Mr Richard Wilmot-Smith, a visiting Queens Counsel from 39 Essex Street from UK, led the delegates through issues relating to non-compliance with court timetables, measure of loss from defective works and the costs of non-compliance with court timetables. The paper centred on two major areas; procedural non-compliance with court timetables and orders and substantive non-compliance with contractual obligations in construction cases. The authorities in Mitchell v News Group Newspapers Ltd and Denton & Ors v TH White Ltd & Ors were evaluated and guidance given by the courts arising from these decisions was discussed. Mr Smith went on with his analysis of the decisions in Pearce & High Ltd v Baxter, Woodlands Oak Ltd v Conwell and Mul v Hutton Construction Ltd. The question of employer’s recourse to damages when the contractor had not been given an opportunity to remedy the defects, was also deliberated.

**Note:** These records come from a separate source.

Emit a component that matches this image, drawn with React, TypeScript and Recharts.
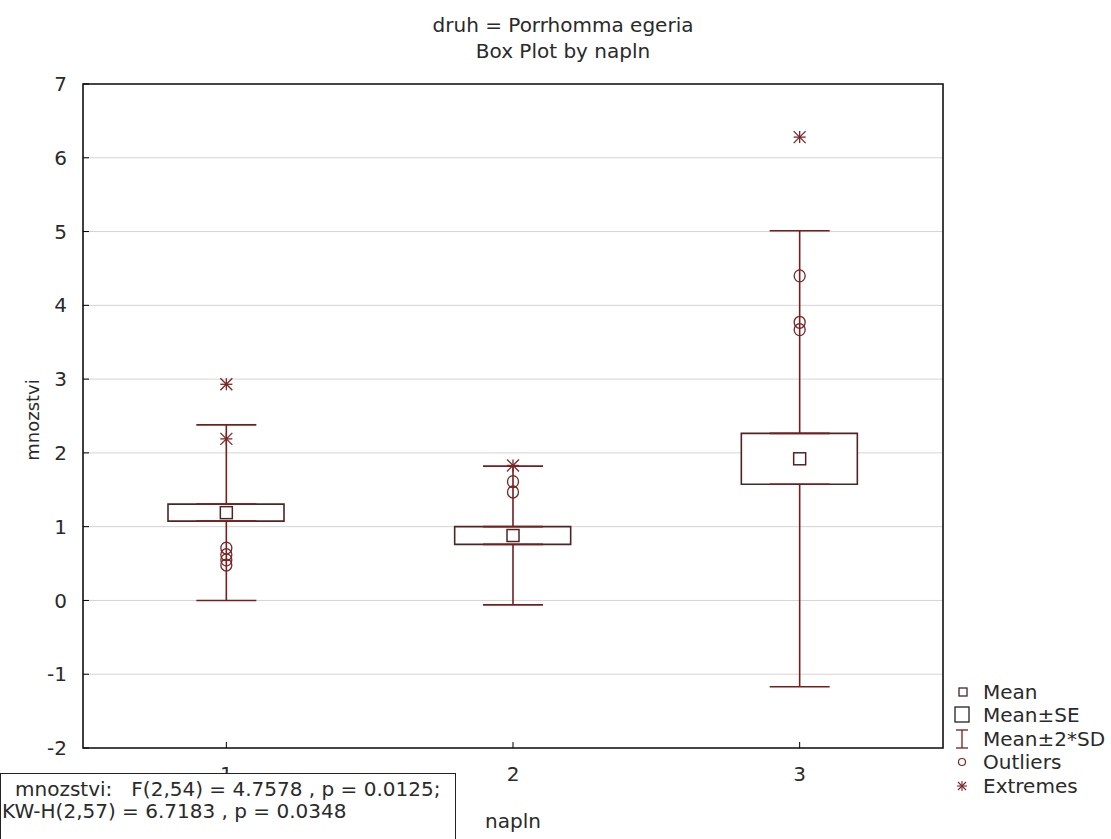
import {
  ComposedChart,
  Bar,
  Scatter,
  ErrorBar,
  XAxis,
  YAxis,
  CartesianGrid,
  ReferenceArea,
  Label,
} from 'recharts'

// Box plot: mnozstvi by napln (druh = Porrhomma egeria)
const categories = ['1', '2', '3']
const means = [1.19, 0.88, 1.92]
const stdErrors = [0.115, 0.12, 0.345]
const twoSd = [1.19, 0.94, 3.09]
const outliers = [[0.71, 0.62, 0.55, 0.48], [1.61, 1.47], [4.4, 3.77, 3.67]]
const extremes = [[2.93, 2.19], [1.83], [6.28]]
const yTicks = [-2, -1, 0, 1, 2, 3, 4, 5, 6, 7]

const FONT = '"DejaVu Sans", "Liberation Sans", Arial, sans-serif'
const TEXT = '#2a2a2a'
const WHISKER = '#731f1f'
const BOX = '#4f2424'
const POINT = '#7a2626'

// whiskers start at the box edges so the box stays clean inside
const boxData = categories.map((napln, i) => ({
  napln,
  mean: means[i],
  se: [means[i] - stdErrors[i], means[i] + stdErrors[i]],
  top: means[i] + stdErrors[i],
  bottom: means[i] - stdErrors[i],
  upErr: [0, twoSd[i] - stdErrors[i]],
  downErr: [twoSd[i] - stdErrors[i], 0],
}))

const outlierData = categories.flatMap((napln, i) => outliers[i].map(value => ({ napln, value })))
const extremeData = categories.flatMap((napln, i) => extremes[i].map(value => ({ napln, value })))

const Empty = () => <g />

const MeanSquare = (props: any) => {
  const { cx, cy } = props
  return <rect x={cx - 6} y={cy - 6} width={12} height={12} fill="#fff" stroke={BOX} strokeWidth={1.5} />
}

const OutlierCircle = (props: any) => {
  const { cx, cy } = props
  return <ellipse cx={cx} cy={cy} rx={5.5} ry={6} fill="none" stroke={POINT} strokeWidth={1.3} />
}

const Asterisk = (props: any) => {
  const { cx, cy } = props
  const r = 6
  return (
    <g stroke={POINT} strokeWidth={1.3}>
      <line x1={cx - r} y1={cy} x2={cx + r} y2={cy} />
      <line x1={cx} y1={cy - r} x2={cx} y2={cy + r} />
      <line x1={cx - r} y1={cy - r} x2={cx + r} y2={cy + r} />
      <line x1={cx - r} y1={cy + r} x2={cx + r} y2={cy - r} />
    </g>
  )
}

const legendItems = [
  { label: 'Mean', icon: <rect x={5} y={7} width={8} height={8} fill="none" stroke={BOX} strokeWidth={1.3} /> },
  { label: 'Mean±SE', icon: <rect x={1} y={3} width={14} height={15} fill="none" stroke="#222" strokeWidth={1.3} /> },
  {
    label: 'Mean±2*SD',
    icon: (
      <g stroke={WHISKER} strokeWidth={1.3}>
        <line x1={2} y1={2} x2={14} y2={2} />
        <line x1={8} y1={2} x2={8} y2={20} />
        <line x1={2} y1={20} x2={14} y2={20} />
      </g>
    ),
  },
  { label: 'Outliers', icon: <circle cx={8} cy={11} r={3.5} fill="none" stroke={POINT} strokeWidth={1.2} /> },
  {
    label: 'Extremes',
    icon: (
      <g stroke={POINT} strokeWidth={1.1}>
        <line x1={3} y1={11} x2={13} y2={11} />
        <line x1={8} y1={6} x2={8} y2={16} />
        <line x1={4} y1={7} x2={12} y2={15} />
        <line x1={4} y1={15} x2={12} y2={7} />
      </g>
    ),
  },
]

export default function App() {
  return (
    <div style={{ position: 'absolute', left: 0, top: 0, width: 1111, height: 839, background: '#fff', fontFamily: FONT }}>
      <ComposedChart
        width={1111}
        height={839}
        data={boxData}
        margin={{ top: 84, right: 168, bottom: 0, left: 0 }}
        style={{ fontFamily: FONT }}
      >
        <CartesianGrid vertical={false} stroke="#d4d4d4" />
        <XAxis
          dataKey="napln"
          type="category"
          allowDuplicatedCategory={false}
          height={91}
          axisLine={false}
          tickLine={{ stroke: '#000' }}
          tickSize={-6}
          tickMargin={25}
          tick={{ fontSize: 20, fill: TEXT }}
        >
          <Label value="napln" position="center" dy={27} style={{ fontSize: 20, fill: TEXT }} />
        </XAxis>
        <YAxis
          type="number"
          domain={[-2, 7]}
          ticks={yTicks}
          width={83}
          axisLine={false}
          tickLine={{ stroke: '#000' }}
          tickSize={-6}
          tickMargin={22}
          tick={{ fontSize: 20, fill: TEXT }}
        >
          <Label value="mnozstvi" angle={-90} position="center" dx={-9} dy={4} style={{ fontSize: 18, fill: TEXT }} />
        </YAxis>
        {/* inner tick marks on the right frame */}
        <YAxis
          yAxisId="right"
          orientation="right"
          type="number"
          domain={[-2, 7]}
          ticks={yTicks}
          width={0}
          axisLine={false}
          tickLine={{ stroke: '#000' }}
          tickSize={-6}
          tick={false}
        />
        <ReferenceArea y1={-2} y2={7} fill="none" stroke="#111" strokeWidth={1.6} />

        {/* whiskers Mean±2*SD */}
        <Scatter data={boxData} dataKey="top" shape={Empty} isAnimationActive={false}>
          <ErrorBar dataKey="upErr" direction="y" width={30} stroke={WHISKER} strokeWidth={1.6} />
        </Scatter>
        <Scatter data={boxData} dataKey="bottom" shape={Empty} isAnimationActive={false}>
          <ErrorBar dataKey="downErr" direction="y" width={30} stroke={WHISKER} strokeWidth={1.6} />
        </Scatter>

        {/* Mean±SE box */}
        <Bar dataKey="se" barSize={116} fill="#fff" stroke={BOX} strokeWidth={1.6} isAnimationActive={false} />

        {/* Mean */}
        <Scatter data={boxData} dataKey="mean" shape={MeanSquare} isAnimationActive={false} />
        {/* Outliers and extremes */}
        <Scatter data={outlierData} dataKey="value" shape={OutlierCircle} isAnimationActive={false} />
        <Scatter data={extremeData} dataKey="value" shape={Asterisk} isAnimationActive={false} />
      </ComposedChart>

      <div style={{ position: 'absolute', left: 0, top: 12, width: 1126, textAlign: 'center', fontSize: 20, lineHeight: '26px', color: TEXT }}>
        <div>druh = Porrhomma egeria</div>
        <div>Box Plot by napln</div>
      </div>

      <div style={{ position: 'absolute', left: 954, top: 680, fontSize: 20, color: TEXT }}>
        {legendItems.map(item => (
          <div key={item.label} style={{ display: 'flex', alignItems: 'center', height: 23.5 }}>
            <svg width={16} height={22} style={{ marginRight: 13 }}>{item.icon}</svg>
            <span>{item.label}</span>
          </div>
        ))}
      </div>

      <div
        style={{
          position: 'absolute',
          left: 0,
          top: 773,
          width: 456,
          height: 70,
          border: '1px solid #222',
          background: '#fff',
          boxSizing: 'border-box',
          fontSize: 20,
          lineHeight: '22px',
          color: TEXT,
          paddingTop: 4,
          whiteSpace: 'pre',
        }}
      >
        <div style={{ paddingLeft: 14 }}>{'mnozstvi:   F(2,54) = 4.7578 , p = 0.0125;'}</div>
        <div style={{ paddingLeft: 1 }}>{'KW-H(2,57) = 6.7183 , p = 0.0348'}</div>
      </div>
    </div>
  )
}
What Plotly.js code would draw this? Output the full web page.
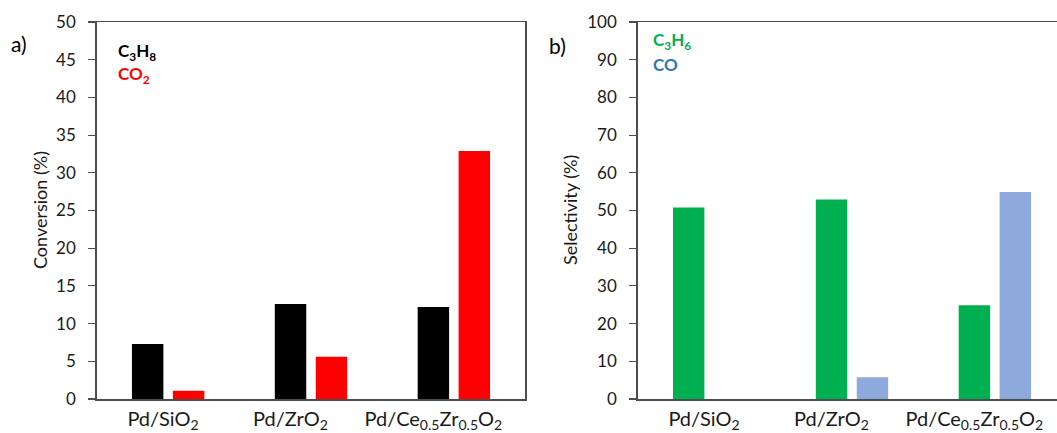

The last session of the day was on the topic of “Regulating Standard of Commercial Behaviour through Endeavour Clauses and Their Application and Potential Application in Construction Contracts – lessons from the Court of Appeal in KS Energy v BR Energy”. The decision of KS Energy v BR Energy was examined and aptly dealt with by Dr Philip Chan (Associate Professor, National University of Singapore). Noting that “all reasonable endeavours” obligation and “best endeavours” obligation are given equal standing, he went on to consider situations where endeavour clauses are applicable and principles as set out by the court for determining whether an endeavours obligation has been fulfilled.
Mr Alex Wong, Vice Chairman of SCL(S) made the conference closing remarks and expressed his thanks to all speakers. The conference was an overwhelming success, well-attended by delegates representing a wide cross-section of the construction industry. The conference concluded well into an evening of networking cocktails.